Which lines of the records contain "chart"? Collect every one of them.

━━━

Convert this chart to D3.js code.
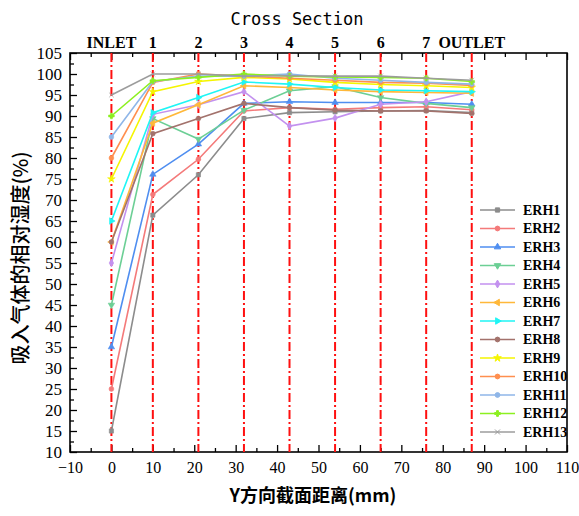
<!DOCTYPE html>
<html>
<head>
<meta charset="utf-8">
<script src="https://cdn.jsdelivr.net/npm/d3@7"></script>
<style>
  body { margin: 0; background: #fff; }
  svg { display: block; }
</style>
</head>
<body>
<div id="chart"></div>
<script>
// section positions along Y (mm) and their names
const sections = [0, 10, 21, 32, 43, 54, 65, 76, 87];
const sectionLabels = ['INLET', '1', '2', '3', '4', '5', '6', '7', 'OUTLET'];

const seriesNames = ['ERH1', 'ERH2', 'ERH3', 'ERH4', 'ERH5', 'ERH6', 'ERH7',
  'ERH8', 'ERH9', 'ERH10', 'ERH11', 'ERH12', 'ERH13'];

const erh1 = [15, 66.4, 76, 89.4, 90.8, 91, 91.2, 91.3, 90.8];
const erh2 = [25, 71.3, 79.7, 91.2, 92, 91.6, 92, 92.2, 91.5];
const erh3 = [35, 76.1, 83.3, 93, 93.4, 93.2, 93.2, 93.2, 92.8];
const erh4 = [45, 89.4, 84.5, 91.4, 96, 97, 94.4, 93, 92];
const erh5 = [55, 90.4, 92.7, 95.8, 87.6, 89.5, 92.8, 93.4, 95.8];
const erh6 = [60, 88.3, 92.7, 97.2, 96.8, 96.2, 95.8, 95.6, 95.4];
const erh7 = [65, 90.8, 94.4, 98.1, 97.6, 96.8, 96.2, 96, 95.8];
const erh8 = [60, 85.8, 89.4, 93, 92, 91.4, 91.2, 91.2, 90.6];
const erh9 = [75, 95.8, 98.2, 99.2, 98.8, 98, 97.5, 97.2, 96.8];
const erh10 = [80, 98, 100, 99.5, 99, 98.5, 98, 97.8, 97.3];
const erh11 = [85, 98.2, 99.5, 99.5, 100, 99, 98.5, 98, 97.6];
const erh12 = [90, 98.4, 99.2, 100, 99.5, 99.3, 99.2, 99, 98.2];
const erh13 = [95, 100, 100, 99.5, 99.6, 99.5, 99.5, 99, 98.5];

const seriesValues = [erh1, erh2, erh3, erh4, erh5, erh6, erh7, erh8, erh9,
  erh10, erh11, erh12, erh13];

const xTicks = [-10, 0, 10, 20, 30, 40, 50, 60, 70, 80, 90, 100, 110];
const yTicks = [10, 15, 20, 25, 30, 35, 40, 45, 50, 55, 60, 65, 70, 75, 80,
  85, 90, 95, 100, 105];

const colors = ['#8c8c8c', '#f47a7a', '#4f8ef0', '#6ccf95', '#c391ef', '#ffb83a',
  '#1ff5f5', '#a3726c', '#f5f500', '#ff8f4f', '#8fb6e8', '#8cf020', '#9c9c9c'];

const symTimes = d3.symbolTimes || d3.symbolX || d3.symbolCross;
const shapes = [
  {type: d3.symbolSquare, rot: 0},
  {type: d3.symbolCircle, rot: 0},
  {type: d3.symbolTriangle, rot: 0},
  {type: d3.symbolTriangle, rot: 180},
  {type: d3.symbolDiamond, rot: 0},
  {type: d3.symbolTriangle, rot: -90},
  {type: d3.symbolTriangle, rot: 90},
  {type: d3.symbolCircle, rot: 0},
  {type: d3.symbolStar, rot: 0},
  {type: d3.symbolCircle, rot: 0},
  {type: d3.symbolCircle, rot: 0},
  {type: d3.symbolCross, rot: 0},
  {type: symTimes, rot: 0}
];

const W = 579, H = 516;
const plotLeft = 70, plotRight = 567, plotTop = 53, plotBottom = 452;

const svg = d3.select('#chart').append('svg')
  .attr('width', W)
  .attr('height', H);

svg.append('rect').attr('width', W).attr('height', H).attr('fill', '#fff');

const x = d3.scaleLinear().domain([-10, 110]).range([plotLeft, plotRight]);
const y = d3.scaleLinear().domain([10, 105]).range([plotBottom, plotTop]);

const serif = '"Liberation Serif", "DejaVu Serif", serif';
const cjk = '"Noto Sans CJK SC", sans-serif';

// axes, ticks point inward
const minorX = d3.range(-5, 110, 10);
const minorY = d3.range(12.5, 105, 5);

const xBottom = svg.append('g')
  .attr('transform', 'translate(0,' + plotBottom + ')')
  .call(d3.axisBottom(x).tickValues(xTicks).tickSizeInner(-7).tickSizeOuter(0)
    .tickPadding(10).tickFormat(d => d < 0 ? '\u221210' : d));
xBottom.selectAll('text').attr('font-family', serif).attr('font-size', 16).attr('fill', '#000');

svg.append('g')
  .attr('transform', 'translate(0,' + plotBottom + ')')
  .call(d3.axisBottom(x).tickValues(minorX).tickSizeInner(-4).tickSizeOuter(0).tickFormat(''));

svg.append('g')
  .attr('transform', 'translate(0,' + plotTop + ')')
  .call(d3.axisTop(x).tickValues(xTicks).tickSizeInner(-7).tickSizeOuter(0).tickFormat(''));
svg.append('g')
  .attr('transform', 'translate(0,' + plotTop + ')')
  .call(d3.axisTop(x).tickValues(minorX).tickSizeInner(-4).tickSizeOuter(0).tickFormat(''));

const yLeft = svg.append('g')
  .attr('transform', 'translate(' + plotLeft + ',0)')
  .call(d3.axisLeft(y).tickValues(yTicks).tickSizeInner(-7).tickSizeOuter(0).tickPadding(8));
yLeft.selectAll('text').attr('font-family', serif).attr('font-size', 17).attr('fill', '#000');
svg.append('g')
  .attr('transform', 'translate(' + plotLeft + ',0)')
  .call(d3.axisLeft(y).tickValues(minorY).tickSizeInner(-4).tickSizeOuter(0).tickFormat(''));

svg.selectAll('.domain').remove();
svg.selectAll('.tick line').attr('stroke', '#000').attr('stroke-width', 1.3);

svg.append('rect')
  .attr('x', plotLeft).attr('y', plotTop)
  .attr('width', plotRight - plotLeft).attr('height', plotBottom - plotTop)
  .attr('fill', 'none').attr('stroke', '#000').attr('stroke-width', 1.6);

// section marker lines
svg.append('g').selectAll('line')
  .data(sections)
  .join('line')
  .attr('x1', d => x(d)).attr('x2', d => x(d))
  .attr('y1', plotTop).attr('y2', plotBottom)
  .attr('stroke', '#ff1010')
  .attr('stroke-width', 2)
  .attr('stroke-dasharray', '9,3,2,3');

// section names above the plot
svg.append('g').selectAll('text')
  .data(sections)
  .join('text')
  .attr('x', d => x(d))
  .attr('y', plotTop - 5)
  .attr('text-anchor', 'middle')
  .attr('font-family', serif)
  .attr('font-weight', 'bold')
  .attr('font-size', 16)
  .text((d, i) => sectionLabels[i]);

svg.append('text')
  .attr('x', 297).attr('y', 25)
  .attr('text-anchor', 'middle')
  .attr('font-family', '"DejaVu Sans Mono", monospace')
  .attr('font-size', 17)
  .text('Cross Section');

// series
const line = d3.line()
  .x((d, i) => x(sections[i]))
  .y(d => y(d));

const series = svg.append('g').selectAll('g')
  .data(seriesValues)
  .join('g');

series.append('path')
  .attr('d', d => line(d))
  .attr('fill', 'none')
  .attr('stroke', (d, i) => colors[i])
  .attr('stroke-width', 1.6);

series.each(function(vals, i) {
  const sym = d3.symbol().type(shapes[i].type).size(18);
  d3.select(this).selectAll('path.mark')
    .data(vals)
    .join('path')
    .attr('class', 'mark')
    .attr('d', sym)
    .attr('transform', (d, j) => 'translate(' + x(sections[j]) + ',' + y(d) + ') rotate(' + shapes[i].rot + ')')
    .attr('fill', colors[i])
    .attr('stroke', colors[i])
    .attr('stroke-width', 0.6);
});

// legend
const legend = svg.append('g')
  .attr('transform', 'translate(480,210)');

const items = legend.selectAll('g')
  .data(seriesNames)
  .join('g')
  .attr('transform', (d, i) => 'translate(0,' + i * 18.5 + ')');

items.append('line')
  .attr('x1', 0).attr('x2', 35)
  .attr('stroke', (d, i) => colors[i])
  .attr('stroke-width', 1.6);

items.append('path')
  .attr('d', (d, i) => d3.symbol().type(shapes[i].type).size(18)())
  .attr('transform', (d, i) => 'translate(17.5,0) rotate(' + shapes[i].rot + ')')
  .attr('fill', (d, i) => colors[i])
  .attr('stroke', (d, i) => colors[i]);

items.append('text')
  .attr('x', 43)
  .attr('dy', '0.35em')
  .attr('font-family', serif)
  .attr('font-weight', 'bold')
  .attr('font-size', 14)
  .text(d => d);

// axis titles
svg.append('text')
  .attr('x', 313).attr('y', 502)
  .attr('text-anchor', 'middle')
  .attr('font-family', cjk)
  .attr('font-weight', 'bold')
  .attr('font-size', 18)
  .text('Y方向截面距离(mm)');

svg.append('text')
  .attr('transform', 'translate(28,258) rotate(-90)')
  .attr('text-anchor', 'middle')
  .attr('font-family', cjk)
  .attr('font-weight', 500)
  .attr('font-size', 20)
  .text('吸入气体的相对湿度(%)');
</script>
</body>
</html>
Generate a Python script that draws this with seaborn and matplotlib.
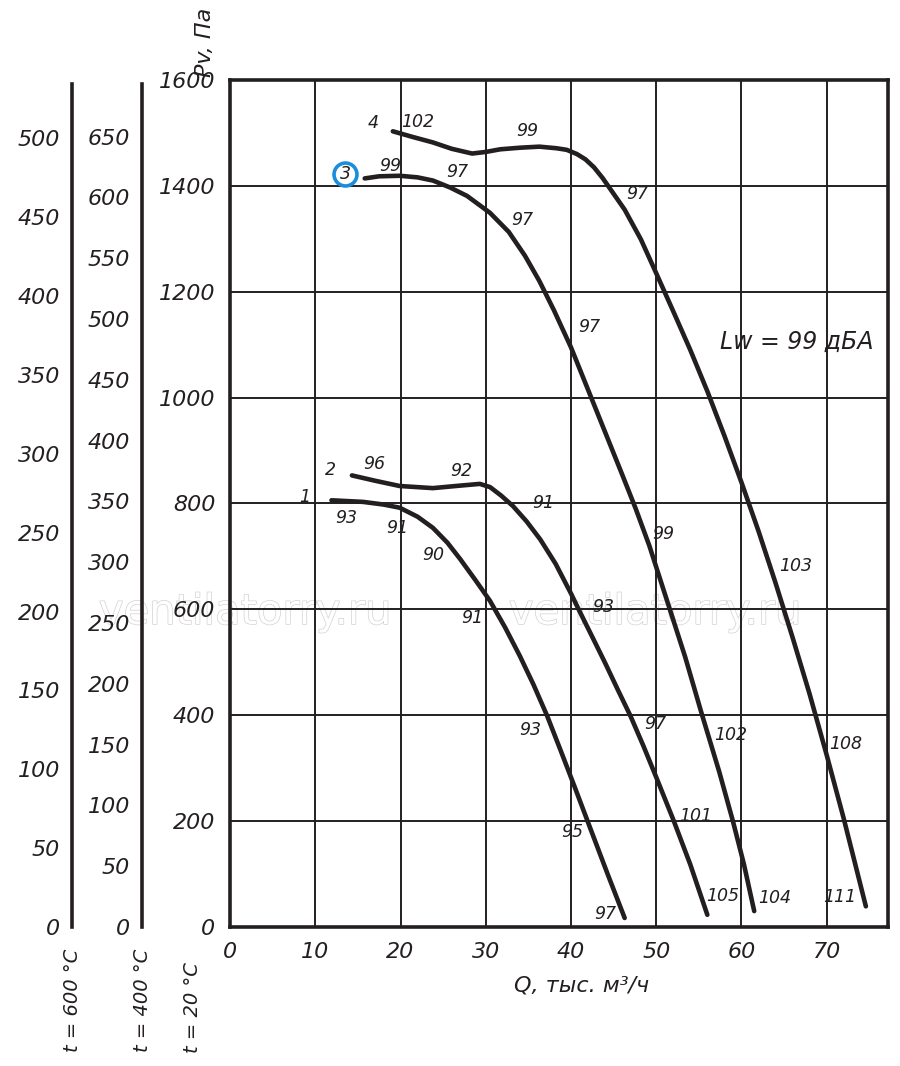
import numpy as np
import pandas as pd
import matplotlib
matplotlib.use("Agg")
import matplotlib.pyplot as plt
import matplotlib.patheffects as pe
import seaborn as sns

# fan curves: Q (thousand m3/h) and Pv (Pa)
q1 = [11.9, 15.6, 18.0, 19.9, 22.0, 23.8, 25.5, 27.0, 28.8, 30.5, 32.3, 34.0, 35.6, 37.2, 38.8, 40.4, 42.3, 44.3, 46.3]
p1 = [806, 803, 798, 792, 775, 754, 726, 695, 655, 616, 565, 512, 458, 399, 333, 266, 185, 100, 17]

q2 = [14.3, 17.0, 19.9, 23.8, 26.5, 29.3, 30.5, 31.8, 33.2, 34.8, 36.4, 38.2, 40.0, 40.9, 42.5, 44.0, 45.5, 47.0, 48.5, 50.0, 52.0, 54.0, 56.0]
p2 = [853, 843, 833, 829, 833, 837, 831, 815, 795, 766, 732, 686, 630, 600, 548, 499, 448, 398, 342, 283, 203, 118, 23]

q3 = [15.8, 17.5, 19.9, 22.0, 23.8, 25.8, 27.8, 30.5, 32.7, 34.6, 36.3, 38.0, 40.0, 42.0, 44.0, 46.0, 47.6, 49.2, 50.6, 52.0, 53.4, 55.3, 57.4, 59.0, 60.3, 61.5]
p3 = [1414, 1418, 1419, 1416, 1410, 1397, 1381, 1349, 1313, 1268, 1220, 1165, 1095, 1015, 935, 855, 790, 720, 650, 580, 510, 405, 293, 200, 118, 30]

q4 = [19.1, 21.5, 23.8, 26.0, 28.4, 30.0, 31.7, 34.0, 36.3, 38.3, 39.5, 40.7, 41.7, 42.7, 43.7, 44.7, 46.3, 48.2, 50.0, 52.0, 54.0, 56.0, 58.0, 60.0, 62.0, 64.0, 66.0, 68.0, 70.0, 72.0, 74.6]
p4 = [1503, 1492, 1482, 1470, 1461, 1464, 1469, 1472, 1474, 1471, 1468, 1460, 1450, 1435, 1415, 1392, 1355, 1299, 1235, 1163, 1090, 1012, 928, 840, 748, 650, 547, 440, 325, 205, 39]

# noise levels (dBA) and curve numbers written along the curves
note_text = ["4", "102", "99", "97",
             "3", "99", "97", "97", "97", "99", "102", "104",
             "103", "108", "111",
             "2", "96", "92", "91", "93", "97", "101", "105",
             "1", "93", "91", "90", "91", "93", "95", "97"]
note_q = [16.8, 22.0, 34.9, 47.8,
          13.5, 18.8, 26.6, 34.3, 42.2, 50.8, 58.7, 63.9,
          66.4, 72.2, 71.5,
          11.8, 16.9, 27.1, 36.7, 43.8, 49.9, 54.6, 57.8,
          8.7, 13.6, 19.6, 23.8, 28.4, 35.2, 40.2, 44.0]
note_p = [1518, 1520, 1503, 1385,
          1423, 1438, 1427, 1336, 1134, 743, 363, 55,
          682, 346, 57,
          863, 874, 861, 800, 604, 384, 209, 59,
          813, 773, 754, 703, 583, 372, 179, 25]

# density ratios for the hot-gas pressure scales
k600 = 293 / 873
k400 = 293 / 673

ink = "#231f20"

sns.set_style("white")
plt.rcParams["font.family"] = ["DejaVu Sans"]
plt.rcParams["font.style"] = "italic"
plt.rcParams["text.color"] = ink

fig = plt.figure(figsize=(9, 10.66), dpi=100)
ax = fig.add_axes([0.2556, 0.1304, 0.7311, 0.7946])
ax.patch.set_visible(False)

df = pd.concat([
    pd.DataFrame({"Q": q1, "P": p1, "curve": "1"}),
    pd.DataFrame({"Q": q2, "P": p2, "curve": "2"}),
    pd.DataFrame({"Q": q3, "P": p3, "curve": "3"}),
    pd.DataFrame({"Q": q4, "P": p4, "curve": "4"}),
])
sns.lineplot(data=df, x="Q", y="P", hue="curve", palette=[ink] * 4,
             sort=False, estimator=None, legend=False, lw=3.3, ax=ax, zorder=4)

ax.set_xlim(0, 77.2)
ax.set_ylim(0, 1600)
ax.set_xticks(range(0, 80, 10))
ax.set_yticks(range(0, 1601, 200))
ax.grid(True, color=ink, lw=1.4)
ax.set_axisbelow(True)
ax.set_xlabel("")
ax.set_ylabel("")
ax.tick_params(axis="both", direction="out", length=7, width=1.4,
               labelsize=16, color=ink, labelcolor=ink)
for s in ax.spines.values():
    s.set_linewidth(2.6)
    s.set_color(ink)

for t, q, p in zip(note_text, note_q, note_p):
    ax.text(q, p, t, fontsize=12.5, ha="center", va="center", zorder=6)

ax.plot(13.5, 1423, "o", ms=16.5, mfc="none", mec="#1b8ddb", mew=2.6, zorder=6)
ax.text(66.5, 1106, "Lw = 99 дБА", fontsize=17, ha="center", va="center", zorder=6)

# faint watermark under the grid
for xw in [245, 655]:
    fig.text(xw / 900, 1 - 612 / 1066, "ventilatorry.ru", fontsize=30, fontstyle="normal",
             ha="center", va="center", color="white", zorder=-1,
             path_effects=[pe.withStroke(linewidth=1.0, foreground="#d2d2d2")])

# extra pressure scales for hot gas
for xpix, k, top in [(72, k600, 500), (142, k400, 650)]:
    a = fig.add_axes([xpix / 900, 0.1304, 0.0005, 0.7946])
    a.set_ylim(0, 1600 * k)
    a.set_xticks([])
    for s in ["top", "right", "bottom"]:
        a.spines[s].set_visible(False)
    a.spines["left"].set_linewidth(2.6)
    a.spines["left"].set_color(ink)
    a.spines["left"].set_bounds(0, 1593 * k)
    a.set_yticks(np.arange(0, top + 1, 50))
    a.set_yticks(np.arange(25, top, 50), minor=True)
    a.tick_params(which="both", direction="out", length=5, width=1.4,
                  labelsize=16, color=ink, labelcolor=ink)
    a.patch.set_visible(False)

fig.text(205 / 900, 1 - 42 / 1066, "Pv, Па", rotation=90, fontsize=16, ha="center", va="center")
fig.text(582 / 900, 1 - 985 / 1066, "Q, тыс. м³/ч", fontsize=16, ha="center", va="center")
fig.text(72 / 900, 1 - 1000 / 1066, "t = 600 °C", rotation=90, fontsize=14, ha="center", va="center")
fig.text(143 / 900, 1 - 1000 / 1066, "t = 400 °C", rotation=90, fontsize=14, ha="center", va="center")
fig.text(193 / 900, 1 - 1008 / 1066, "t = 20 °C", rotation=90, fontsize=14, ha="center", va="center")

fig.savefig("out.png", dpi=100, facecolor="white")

━━━

In response:
Convert this chart to D3.js code.
<div id="chart"></div>
const svg = d3.select('#chart').append('svg')

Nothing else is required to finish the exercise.